- [SHORT EXERCISE]: Retype exactly what appears below from the line containing "Rebuild this chart" down to the line containing "const yTitle = 'Variação", keeping both end lines. Do not include pictures.

- [PROVIDED RECORDS]:

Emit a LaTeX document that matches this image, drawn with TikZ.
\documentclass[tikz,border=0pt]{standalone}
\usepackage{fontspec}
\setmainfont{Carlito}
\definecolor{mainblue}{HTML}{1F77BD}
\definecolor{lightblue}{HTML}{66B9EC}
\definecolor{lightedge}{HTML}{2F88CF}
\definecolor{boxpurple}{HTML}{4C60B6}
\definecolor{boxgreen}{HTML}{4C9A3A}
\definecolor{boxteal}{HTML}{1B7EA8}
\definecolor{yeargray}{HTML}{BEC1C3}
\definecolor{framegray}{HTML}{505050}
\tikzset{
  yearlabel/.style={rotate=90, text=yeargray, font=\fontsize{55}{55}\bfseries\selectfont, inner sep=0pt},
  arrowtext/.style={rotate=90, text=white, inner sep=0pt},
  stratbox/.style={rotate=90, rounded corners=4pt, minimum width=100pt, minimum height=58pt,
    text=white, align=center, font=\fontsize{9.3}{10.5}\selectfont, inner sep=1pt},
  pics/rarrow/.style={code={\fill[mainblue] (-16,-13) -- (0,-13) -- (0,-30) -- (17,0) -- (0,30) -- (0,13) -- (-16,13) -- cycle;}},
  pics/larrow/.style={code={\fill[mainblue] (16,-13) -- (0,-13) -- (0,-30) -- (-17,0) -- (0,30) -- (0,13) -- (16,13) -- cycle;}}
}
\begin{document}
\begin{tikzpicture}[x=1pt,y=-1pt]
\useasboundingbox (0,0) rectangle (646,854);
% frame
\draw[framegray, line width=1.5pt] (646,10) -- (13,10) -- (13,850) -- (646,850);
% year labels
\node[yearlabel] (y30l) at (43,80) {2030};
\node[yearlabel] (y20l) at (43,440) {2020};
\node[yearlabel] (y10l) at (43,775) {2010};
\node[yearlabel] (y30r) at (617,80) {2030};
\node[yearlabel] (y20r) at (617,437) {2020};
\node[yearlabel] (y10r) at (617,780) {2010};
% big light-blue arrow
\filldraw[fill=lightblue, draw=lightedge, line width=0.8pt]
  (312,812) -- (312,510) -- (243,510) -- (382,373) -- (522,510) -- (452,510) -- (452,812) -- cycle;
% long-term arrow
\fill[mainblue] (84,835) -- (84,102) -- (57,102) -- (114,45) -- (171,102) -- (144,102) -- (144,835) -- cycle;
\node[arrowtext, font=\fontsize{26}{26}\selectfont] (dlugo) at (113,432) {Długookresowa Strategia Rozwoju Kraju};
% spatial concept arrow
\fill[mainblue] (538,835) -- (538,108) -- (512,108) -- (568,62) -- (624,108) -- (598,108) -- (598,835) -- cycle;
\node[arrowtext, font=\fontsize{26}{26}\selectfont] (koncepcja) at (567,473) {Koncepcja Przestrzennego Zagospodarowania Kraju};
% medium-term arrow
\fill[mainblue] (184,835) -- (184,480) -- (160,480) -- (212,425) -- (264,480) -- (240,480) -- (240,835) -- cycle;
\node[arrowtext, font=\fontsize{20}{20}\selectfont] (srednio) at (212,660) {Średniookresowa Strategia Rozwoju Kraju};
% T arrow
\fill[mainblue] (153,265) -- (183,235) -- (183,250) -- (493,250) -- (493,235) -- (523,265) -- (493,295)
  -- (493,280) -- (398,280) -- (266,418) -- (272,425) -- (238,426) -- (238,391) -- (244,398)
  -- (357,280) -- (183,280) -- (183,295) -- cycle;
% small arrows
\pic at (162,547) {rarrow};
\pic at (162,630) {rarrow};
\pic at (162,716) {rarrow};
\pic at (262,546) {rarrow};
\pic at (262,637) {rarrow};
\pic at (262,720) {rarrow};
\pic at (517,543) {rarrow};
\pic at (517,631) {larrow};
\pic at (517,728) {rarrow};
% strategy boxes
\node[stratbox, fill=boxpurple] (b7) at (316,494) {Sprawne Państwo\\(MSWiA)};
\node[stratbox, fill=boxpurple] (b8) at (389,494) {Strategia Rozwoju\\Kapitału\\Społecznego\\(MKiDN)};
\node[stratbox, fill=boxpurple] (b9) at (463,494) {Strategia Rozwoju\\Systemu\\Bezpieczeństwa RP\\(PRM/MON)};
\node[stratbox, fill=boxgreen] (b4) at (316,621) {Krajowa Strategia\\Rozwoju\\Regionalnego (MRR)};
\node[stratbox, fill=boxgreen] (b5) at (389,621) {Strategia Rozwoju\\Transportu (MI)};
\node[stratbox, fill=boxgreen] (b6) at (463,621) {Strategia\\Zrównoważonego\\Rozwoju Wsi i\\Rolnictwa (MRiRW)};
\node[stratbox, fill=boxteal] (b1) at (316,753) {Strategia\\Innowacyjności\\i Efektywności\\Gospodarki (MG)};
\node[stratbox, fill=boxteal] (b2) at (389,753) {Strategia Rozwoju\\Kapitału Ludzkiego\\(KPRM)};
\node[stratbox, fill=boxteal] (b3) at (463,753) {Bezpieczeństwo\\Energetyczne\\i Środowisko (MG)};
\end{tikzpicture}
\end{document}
---
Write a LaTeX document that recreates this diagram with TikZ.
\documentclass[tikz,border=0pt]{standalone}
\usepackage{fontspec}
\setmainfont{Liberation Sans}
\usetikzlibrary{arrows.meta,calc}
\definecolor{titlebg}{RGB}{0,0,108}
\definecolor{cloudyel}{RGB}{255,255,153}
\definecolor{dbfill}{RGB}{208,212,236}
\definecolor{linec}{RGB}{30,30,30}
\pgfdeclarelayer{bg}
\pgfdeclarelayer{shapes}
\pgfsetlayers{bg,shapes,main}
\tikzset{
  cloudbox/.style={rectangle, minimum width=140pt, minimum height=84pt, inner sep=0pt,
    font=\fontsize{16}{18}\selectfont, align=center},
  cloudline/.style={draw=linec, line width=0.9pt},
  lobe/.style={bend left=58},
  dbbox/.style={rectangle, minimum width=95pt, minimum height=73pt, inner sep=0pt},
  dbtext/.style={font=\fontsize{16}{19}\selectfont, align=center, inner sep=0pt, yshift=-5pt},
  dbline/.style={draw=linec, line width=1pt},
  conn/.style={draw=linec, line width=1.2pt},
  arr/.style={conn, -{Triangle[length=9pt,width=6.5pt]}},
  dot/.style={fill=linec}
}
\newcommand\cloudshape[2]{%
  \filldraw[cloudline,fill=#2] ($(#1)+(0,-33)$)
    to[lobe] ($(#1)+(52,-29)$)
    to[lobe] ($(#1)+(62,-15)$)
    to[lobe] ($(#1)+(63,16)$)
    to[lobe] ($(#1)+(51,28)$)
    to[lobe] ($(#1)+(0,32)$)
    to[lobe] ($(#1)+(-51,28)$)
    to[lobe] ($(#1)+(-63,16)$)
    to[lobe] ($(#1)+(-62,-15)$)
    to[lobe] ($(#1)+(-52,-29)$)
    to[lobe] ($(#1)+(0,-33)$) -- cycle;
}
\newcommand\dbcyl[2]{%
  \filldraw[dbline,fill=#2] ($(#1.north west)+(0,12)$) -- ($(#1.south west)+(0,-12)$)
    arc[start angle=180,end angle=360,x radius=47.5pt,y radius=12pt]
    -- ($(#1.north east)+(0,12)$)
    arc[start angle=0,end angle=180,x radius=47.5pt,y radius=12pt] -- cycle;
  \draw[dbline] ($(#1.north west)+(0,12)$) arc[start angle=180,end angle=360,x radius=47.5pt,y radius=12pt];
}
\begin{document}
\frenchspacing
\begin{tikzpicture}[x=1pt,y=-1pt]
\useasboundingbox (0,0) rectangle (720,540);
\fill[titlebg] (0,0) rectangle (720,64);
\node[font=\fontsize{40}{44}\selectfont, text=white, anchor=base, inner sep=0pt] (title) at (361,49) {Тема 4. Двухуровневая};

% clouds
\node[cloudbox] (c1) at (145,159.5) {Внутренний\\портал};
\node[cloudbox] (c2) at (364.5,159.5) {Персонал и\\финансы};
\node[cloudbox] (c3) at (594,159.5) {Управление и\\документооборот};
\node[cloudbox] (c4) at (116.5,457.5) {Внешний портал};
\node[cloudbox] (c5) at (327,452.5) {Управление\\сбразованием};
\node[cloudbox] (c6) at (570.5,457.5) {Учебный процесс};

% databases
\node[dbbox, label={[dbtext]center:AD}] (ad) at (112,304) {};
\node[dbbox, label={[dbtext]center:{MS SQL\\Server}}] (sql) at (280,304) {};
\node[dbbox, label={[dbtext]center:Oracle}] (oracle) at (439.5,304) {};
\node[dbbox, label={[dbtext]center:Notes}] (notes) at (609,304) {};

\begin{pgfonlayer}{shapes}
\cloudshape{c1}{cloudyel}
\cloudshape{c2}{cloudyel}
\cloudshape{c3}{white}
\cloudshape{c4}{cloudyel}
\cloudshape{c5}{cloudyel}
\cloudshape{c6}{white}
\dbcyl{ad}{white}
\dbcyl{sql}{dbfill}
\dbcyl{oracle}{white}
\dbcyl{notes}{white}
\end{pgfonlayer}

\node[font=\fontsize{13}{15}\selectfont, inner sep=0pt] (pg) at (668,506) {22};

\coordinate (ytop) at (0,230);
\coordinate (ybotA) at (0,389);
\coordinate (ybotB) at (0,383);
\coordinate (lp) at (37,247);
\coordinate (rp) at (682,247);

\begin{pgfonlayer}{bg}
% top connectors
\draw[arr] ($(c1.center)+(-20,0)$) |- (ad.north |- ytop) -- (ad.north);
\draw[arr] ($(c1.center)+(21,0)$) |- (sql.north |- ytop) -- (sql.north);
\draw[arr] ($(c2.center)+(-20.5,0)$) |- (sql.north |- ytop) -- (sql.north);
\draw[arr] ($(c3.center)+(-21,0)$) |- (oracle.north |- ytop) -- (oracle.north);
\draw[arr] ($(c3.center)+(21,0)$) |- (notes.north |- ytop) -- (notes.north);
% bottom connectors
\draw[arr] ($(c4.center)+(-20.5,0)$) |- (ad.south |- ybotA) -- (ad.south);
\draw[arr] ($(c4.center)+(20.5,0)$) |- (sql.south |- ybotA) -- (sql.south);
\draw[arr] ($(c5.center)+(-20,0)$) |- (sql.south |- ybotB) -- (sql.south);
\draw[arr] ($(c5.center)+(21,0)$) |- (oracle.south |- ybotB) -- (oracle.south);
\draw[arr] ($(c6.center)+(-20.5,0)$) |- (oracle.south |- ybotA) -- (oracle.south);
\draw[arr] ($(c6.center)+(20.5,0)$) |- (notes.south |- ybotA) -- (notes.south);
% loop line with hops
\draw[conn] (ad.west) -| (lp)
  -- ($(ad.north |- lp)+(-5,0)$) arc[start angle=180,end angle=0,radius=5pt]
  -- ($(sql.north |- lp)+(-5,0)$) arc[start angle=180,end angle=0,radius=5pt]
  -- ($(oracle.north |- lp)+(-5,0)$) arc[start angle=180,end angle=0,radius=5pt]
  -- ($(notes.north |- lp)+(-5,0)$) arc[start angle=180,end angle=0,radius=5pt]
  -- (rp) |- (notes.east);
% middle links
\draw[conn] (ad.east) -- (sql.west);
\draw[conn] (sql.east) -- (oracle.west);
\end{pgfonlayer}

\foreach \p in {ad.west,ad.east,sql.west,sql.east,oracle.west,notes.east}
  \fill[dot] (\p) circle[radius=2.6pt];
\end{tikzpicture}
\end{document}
---
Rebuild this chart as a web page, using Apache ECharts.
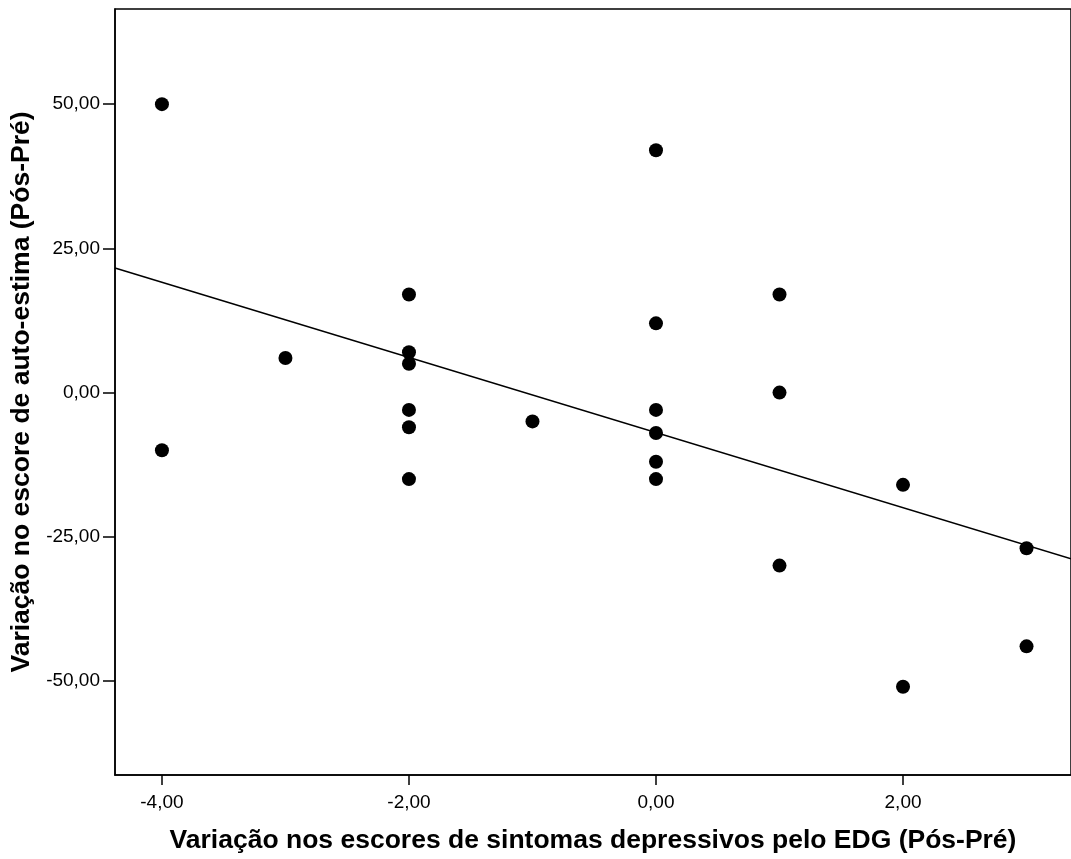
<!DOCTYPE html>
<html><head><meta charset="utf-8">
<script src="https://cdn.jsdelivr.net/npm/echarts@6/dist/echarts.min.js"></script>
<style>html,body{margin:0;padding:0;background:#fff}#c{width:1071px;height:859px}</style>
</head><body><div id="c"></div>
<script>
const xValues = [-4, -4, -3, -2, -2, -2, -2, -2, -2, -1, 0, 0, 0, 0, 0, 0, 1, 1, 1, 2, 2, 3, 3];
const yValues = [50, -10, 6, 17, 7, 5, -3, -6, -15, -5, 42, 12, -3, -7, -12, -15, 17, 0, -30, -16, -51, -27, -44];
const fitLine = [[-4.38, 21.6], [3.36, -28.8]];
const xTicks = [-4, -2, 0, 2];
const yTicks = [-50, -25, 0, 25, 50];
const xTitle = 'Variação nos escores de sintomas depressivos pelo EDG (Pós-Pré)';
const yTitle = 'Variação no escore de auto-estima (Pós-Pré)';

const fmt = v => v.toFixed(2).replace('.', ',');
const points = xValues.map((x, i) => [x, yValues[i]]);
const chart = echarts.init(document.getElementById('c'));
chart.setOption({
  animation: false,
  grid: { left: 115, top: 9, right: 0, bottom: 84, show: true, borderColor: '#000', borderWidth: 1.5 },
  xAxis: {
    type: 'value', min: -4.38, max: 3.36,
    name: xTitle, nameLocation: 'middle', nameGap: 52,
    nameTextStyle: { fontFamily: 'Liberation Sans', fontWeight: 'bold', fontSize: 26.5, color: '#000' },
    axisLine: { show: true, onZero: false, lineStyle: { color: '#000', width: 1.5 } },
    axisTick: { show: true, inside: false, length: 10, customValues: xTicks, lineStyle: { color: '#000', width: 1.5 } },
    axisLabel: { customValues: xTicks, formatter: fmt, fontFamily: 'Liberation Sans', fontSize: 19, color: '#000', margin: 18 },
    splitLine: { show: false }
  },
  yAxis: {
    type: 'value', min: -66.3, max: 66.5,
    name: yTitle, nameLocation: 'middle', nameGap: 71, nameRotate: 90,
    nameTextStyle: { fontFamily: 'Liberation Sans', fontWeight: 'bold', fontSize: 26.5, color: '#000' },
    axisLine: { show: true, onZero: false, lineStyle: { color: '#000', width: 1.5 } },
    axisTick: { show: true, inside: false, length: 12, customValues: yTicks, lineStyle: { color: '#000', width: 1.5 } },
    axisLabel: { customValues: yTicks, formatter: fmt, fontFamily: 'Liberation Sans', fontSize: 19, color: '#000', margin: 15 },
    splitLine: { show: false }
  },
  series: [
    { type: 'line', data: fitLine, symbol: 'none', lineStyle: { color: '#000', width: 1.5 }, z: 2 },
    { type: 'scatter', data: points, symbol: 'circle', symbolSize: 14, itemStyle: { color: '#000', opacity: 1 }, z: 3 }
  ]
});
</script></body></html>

- [OUTPUT OF THE EXERCISE]:
Rebuild this chart as a web page, using Apache ECharts.
<!DOCTYPE html>
<html><head><meta charset="utf-8">
<script src="https://cdn.jsdelivr.net/npm/echarts@6/dist/echarts.min.js"></script>
<style>html,body{margin:0;padding:0;background:#fff}#c{width:1071px;height:859px}</style>
</head><body><div id="c"></div>
<script>
const xValues = [-4, -4, -3, -2, -2, -2, -2, -2, -2, -1, 0, 0, 0, 0, 0, 0, 1, 1, 1, 2, 2, 3, 3];
const yValues = [50, -10, 6, 17, 7, 5, -3, -6, -15, -5, 42, 12, -3, -7, -12, -15, 17, 0, -30, -16, -51, -27, -44];
const fitLine = [[-4.38, 21.6], [3.36, -28.8]];
const xTicks = [-4, -2, 0, 2];
const yTicks = [-50, -25, 0, 25, 50];
const xTitle = 'Variação nos escores de sintomas depressivos pelo EDG (Pós-Pré)';
const yTitle = 'Variação no escore de auto-estima (Pós-Pré)';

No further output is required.